About a little over half a year ago I started my ministry in Tribsees, a small city that has endured for centuries at the margins of Pomerania in the northeastern corner of Germany. Tribsees never has been a rich city, yet the sanctuary of St. Thomas Lutheran Church contains a famous treasure: a sacramental-mill-altar skillfully handcrafted in the early 15th century. The sacramental mill is an image for the Word made flesh in Christ available in the sacrament of Holy Communion. It depicts the four evangelists who dump the Word of God into the mouth of a mill, the place of transformation, to receive Christ in the hands of the church: the Christ child in a chalice greets the faithful with a gesture of a blessing.
We consider it a miracle that over centuries the altar has kept preaching the gospel and that the mill has kept running, lifting up Christ incarnate to congregants and visitors alike.
In the 16th century, following the Reformation, many churches were stripped of their artifacts. Pictures or statues of the saints as well as altars were removed or destroyed, especially when they did not match Protestant theology, as clearly was the case in Tribsees. The altar survived despite the fact that it depicts the chalice as being reserved to the clergy only.

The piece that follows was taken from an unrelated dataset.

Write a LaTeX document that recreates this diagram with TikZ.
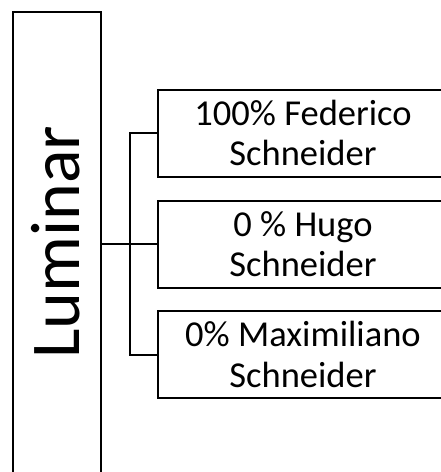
\documentclass[tikz,border=0pt]{standalone}
\usepackage{fontspec}
\setmainfont{Carlito}
\begin{document}
\begin{tikzpicture}[x=1pt,y=-1pt,
  box/.style={draw=black, line width=2pt, rectangle, inner sep=0pt},
  member/.style={box, minimum width=290pt, minimum height=87pt, align=center,
    font=\fontsize{36.5}{40.5}\selectfont},
  link/.style={draw=black, line width=2pt}]
  \useasboundingbox (0,0) rectangle (441,472);
  \clip (0,0) rectangle (441,472);
  \fill[white] (0,0) rectangle (441,472);

  % company column
  \node[box, minimum width=88pt, minimum height=464pt] (lum) at (57,244) {};
  \node[rotate=90, font=\fontsize{70}{84}\selectfont, inner sep=0pt] (lumtext) at (56,242) {Luminar};

  % owners
  \node[member] (b1) at (303,133) {100\% Federico\\Schneider};
  \node[member] (b2) at (303,244) {0 \% Hugo\\Schneider};
  \node[member] (b3) at (303,354.5) {0\% Maximiliano\\Schneider};

  % bracket connector
  \coordinate (jx) at (130,244);
  \draw[link] (lum.east |- b2.west) -- (b2.west);
  \draw[link] (b1.west) -| (jx |- b3.west) -- (b3.west);
\end{tikzpicture}
\end{document}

In the 17th century, when Tribsees was besieged by the Emperor's Catholic League, all other chapels and churches in the city had been destroyed by looting soldiers, yet the altar in St. Thomas survived.

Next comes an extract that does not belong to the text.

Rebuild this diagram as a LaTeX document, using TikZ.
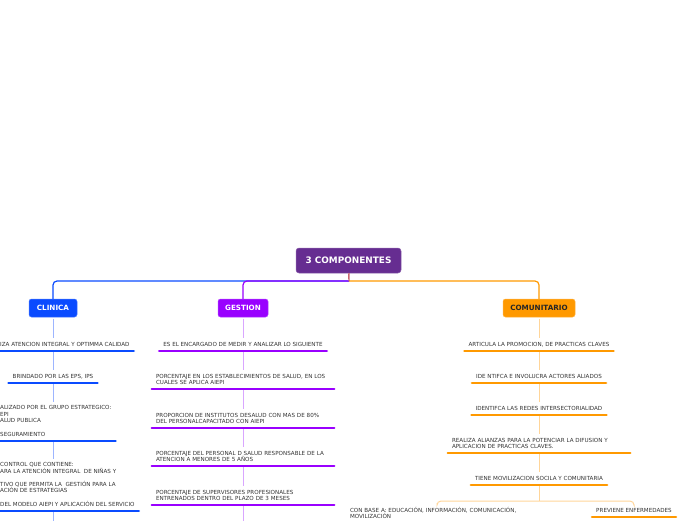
\documentclass[tikz,border=0pt]{standalone}
\usepackage{fontspec}
\setmainfont{DejaVu Sans}
\usetikzlibrary{positioning}
\definecolor{raiz}{HTML}{662D91}
\definecolor{azul}{HTML}{0A4BFF}
\definecolor{morado}{HTML}{9900FF}
\definecolor{naranja}{HTML}{FF9900}
\definecolor{azulclaro}{HTML}{9DB5FF}
\definecolor{moradoclaro}{HTML}{D9A6FF}
\definecolor{naranjaclaro}{HTML}{FFD599}
\definecolor{tallo}{HTML}{C8646E}
\definecolor{texto}{HTML}{333333}

\begin{document}
\begin{tikzpicture}[x=1pt,y=-1pt]
	\tikzset{every node/.style={font=\fontsize{5.6}{6.6}\selectfont,text=texto}}
	\tikzset{rama/.style={fill=#1,draw=#1!75!white,line width=0.5pt,rounded corners=2.5pt,text=white,minimum height=18pt,inner xsep=6pt,font=\bfseries\fontsize{7.2}{8}\selectfont}}
	\tikzset{idea/.style={anchor=south,inner xsep=4pt,inner ysep=3.5pt,text depth=1.2pt,append after command={(\tikzlastnode.south west) edge[draw=#1,line width=2.6pt,line cap=round] (\tikzlastnode.south east)}}}
	\tikzset{bloque/.style={text width=174pt,align=left,text depth={},inner ysep=3.8pt}}
	\tikzset{enlace/.style={draw=#1,line width=1pt,shorten <=1.3pt}}
	\useasboundingbox (0,0) rectangle (696,520);
	\clip (0,0) rectangle (696,520);
	% raiz y ramas
	\node[rama=raiz,minimum width=105pt,minimum height=25pt,rounded corners=3pt,font=\bfseries\fontsize{8.9}{10}\selectfont] (comp) at (348.5,260.5) {3 COMPONENTES};
	\node[rama=azul,minimum width=48pt] (clin) at (53,308) {CLINICA};
	\node[rama=morado,minimum width=50pt] (gest) at (243,308) {GESTION};
	\node[rama=naranja,minimum width=72pt,text=black!85] (comu) at (539,308) {COMUNITARIO};
	\coordinate (cruce) at (349,281);
	\draw[azul,line width=1.2pt,rounded corners=4pt] (cruce) -| (clin);
	\draw[morado,line width=1.2pt,rounded corners=4pt] (cruce) -| (gest);
	\draw[naranja,line width=1.2pt,rounded corners=4pt] (cruce) -| (comu);
	\draw[tallo,line width=1.4pt] (comp) -- (cruce);
	% clinica
	\node[idea=azul,anchor=south west] (c1) at (-4,351) {IZA ATENCION INTEGRAL Y OPTIMMA CALIDAD};
	\node[idea=azul] (c2) at (53,383) {BRINDADO POR LAS EPS, IPS};
	\node[idea=azul,anchor=south west,align=left] (c3) at (-4,441) {ALIZADO POR EL GRUPO ESTRATEGICO:\\EPI\\ALUD PUBLICA\\[6.6pt]SEGURAMIENTO};
	\node[idea=azul,anchor=south west,align=left] (c4) at (-4,511) {CONTROL QUE CONTIENE:\\ARA LA ATENCIÓN INTEGRAL \ DE NIÑAS Y\\[6.6pt]TIVO QUE PERMITA LA \ GESTIÓN PARA LA\\ACIÓN DE ESTRATEGIAS\\[6.6pt]DEL MODELO AIEPI Y APLICACIÓN DEL SERVICIO};
	\coordinate (c5) at (53,530);
	\draw[enlace=azulclaro] (clin) -- (clin |- c1.north);
	\draw[enlace=azulclaro] (c1.south -| clin) -- (c2);
	\draw[enlace=azulclaro] (c2) -- (c2 |- c3.north);
	\draw[enlace=azulclaro] (c3.south -| clin) -- (clin |- c4.north);
	\draw[enlace=azulclaro] (c4.south -| clin) -- (c5);
	% gestion
	\node[idea=morado] (g1) at (243,351) {ES EL ENCARGADO DE MEDIR Y ANALIZAR LO SIGUIENTE};
	\node[idea=morado,bloque] (g2) at (243,389) {PORCENTAJE EN LOS ESTABLECIMIENTOS DE SALUD, EN LOS\\CUALES SE APLICA AIEPI};
	\node[idea=morado,bloque] (g3) at (243,428) {PROPORCION DE INSTITUTOS DESALUD CON MAS DE 80\%\\DEL PERSONALCAPACITADO CON AIEPI};
	\node[idea=morado,bloque] (g4) at (243,466) {PORCENTAJE DEL PERSONAL D SALUD RESPONSABLE DE LA\\ATENCION A MENORES DE 5 AÑOS};
	\node[idea=morado,bloque] (g5) at (243,505) {PORCENTAJE DE SUPERVISORES PROFESIONALES\\ENTRENADOS DENTRO DEL PLAZO DE 3 MESES};
	\coordinate (g6) at (243,530);
	\draw[enlace=moradoclaro] (gest) -- (g1);
	\draw[enlace=moradoclaro] (g1) -- (g2);
	\draw[enlace=moradoclaro] (g2) -- (g3);
	\draw[enlace=moradoclaro] (g3) -- (g4);
	\draw[enlace=moradoclaro] (g4) -- (g5);
	\draw[enlace=moradoclaro] (g5) -- (g6);
	% comunitario
	\node[idea=naranja] (m1) at (539,351) {ARTICULA LA PROMOCION, DE PRACTICAS CLAVES};
	\node[idea=naranja] (m2) at (539,383) {IDE NTIFCA E INVOLUCRA ACTORES ALIADOS};
	\node[idea=naranja] (m3) at (539,415) {IDENTIFCA LAS REDES INTERSECTORIALIDAD};
	\node[idea=naranja,bloque] (m4) at (539,453) {REALIZA ALIANZAS PARA LA POTENCIAR LA DIFUSION Y\\APLICACION DE PRACTICAS CLAVES.};
	\node[idea=naranja] (m5) at (539,485) {TIENE MOVILIZACION SOCILA Y COMUNITARIA};
	\node[idea=naranja,bloque] (m6) at (437,523) {CON BASE A: EDUCACIÓN, INFORMACIÓN, COMUNICACIÓN,\\MOVILIZACIÓN};
	\node[idea=naranja] (m7) at (634,517) {PREVIENE ENFERMEDADES};
	\coordinate (llave) at (539,501);
	\draw[enlace=naranjaclaro] (comu) -- (m1);
	\draw[enlace=naranjaclaro] (m1) -- (m2);
	\draw[enlace=naranjaclaro] (m2) -- (m3);
	\draw[enlace=naranjaclaro] (m3) -- (m4);
	\draw[enlace=naranjaclaro] (m4) -- (m5);
	\draw[enlace=naranjaclaro] (m5) -- (llave);
	\draw[naranjaclaro,line width=1pt,rounded corners=4pt] (m6.north) |- (llave) -| (m7.north);
\end{tikzpicture}
\end{document}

In the 18th century, when Tribsees was under Swedish rule, some Swedish soldiers had a bar fight. An oil lamp broke and started a fire that burned down the whole city, including the whole harvest of the year. Only two huts are reported to have remained standing. Also, the church burned down: steeple, organ and interior. And again faithful people managed to save the altar from the flames by moving it into a corner and covering it with cloth.

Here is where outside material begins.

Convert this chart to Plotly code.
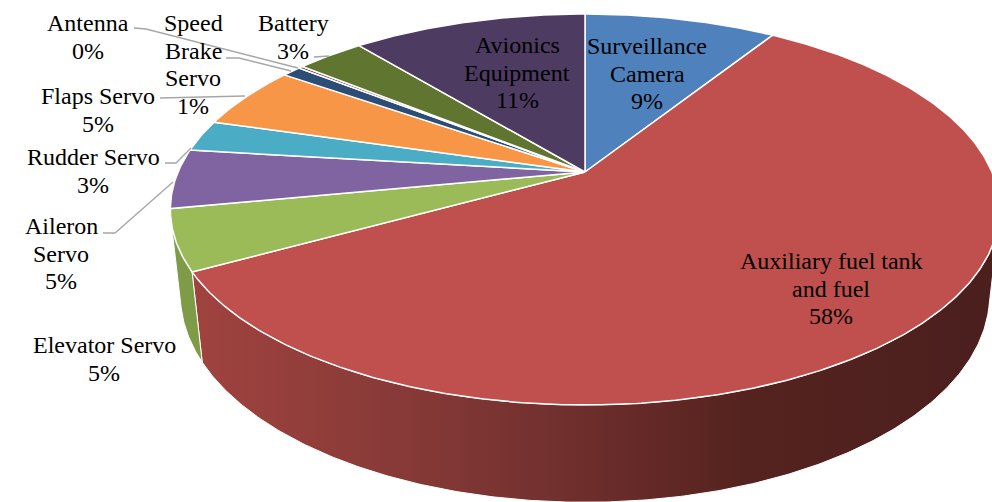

In the 19th century, Napoleon's army used the church as a stable for its horses on its campaign against Russia. (Rev. Schultz, the famous founding pastor of St. Michael's Lutheran Church in Quiggleville, once was part of said army.) The altar survived.
When Napoleon was defeated, Tribsees fell under Prussian rule. Their border garrison and toll booth, as well as their investment in higher education, generated enough money to give the church a total makeover. The altar was deemed old fashioned and was replaced to give the church's interior a uniform modern design. Luckily, the artistic and historic value was acknowledged in those days, and the altar was saved.
In the 20th century the altar was moved back to its current place, and saw a quite large congregation, as Tribsees was swamped with refugees following WWII. Yet under socialist rule the worshipping congregation dwindled away, the church roof fell into disrepair, the old pipe organ failed and the remaining faithful worshipped in the parsonage.
Today, a small Protestant group of about 20 faithfully gathers every Sunday for worship. Also a smaller number of Roman Catholic Christians use the sanctuary after having had to give up their own building. The mighty 700-year-old brick cathedral still stands as a witness to God's good will for his people, the organ sounds beautiful, the roof is only half a million away from completion, and the altar has been restored to its old beauty, with Jesus Christ still blessing the people of the world.
- Huckfeldt is the pastor at St. Thomas Lutheran Church, Tribsees, Germany, and the former pastor at St. Michael Lutheran Church in Quiggleville.